Question

A plano-convex lens fits exactly into a plano- concave lens. Their plane surfaces are parallel to each other. If lenses are made of different materials of refractive indices, $μ_1$ and $μ_2$ and R is the radius of curvature of the curved surface of the lenses, then the focal length of the combination is

• A. $\frac{R}{2(μ_1 +μ_2)}$
• B. $\frac{R}{2(μ_1 - μ_2)}$
• C. $\frac{R}{(μ_1 - μ_2)}$
• D. $\frac{2R}{(μ_2 - μ_1)}$

Answer 1

The Correct Option is C

To determine the focal length of the combination of a plano-convex lens and a plano-concave lens, we need to understand how these lenses interact when placed together. The given lenses have their plane surfaces parallel and curved surfaces fitting together.

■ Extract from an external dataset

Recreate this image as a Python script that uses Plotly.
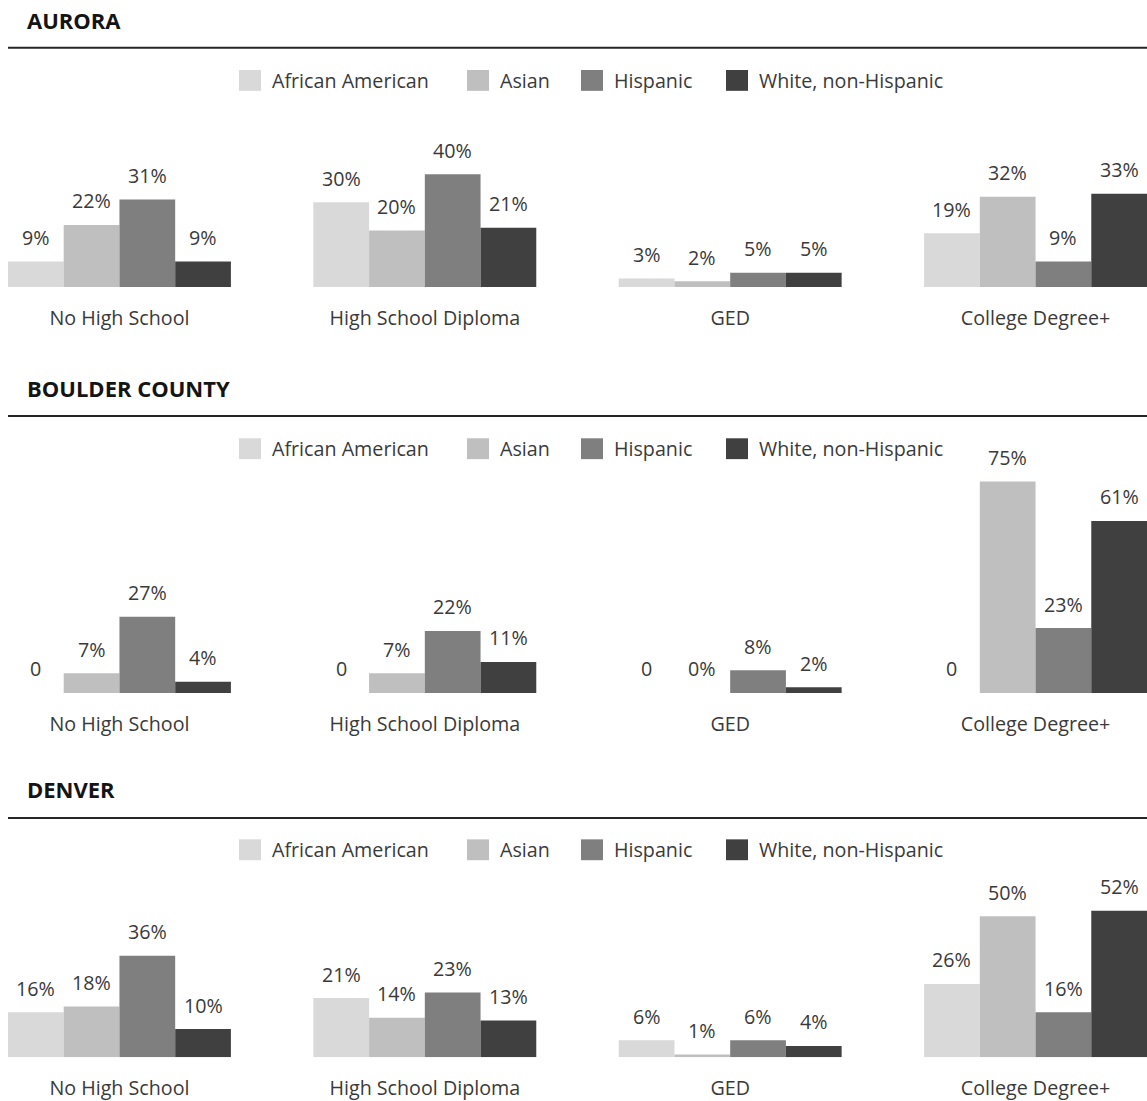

The formula for the focal length f of a lens made from a material with refractive index μ and radius of curvature R is provided by the lens maker's formula:

f = \frac{R}{(μ - 1)}

For a plano-convex lens with refractive index μ_1:

f_1 = \frac{R}{(μ_1 - 1)}

For a plano-concave lens with refractive index μ_2, the formula is similar, but since it is concave, it will have a negative focal length:

f_2 = - \frac{R}{(μ_2 - 1)}

When these lenses are combined, the effective focal length F of the system is given by the formula for the combination of thin lenses:

\frac{1}{F} = \frac{1}{f_1} + \frac{1}{f_2}

Substituting the values for f_1 and f_2:

\frac{1}{F} = \frac{1}{\left(\frac{R}{μ_1 - 1}\right)} - \frac{1}{\left(\frac{R}{μ_2 - 1}\right)}

Simplifying the expression:

\frac{1}{F} = \frac{μ_1 - 1}{R} - \frac{μ_2 - 1}{R}

\frac{1}{F} = \frac{(μ_1 - μ_2)}{R}

Thus, the focal length of the system is:

F = \frac{R}{(μ_1 - μ_2)}

Therefore, the correct answer is: \frac{R}{(μ_1 - μ_2)}, which matches the given correct option.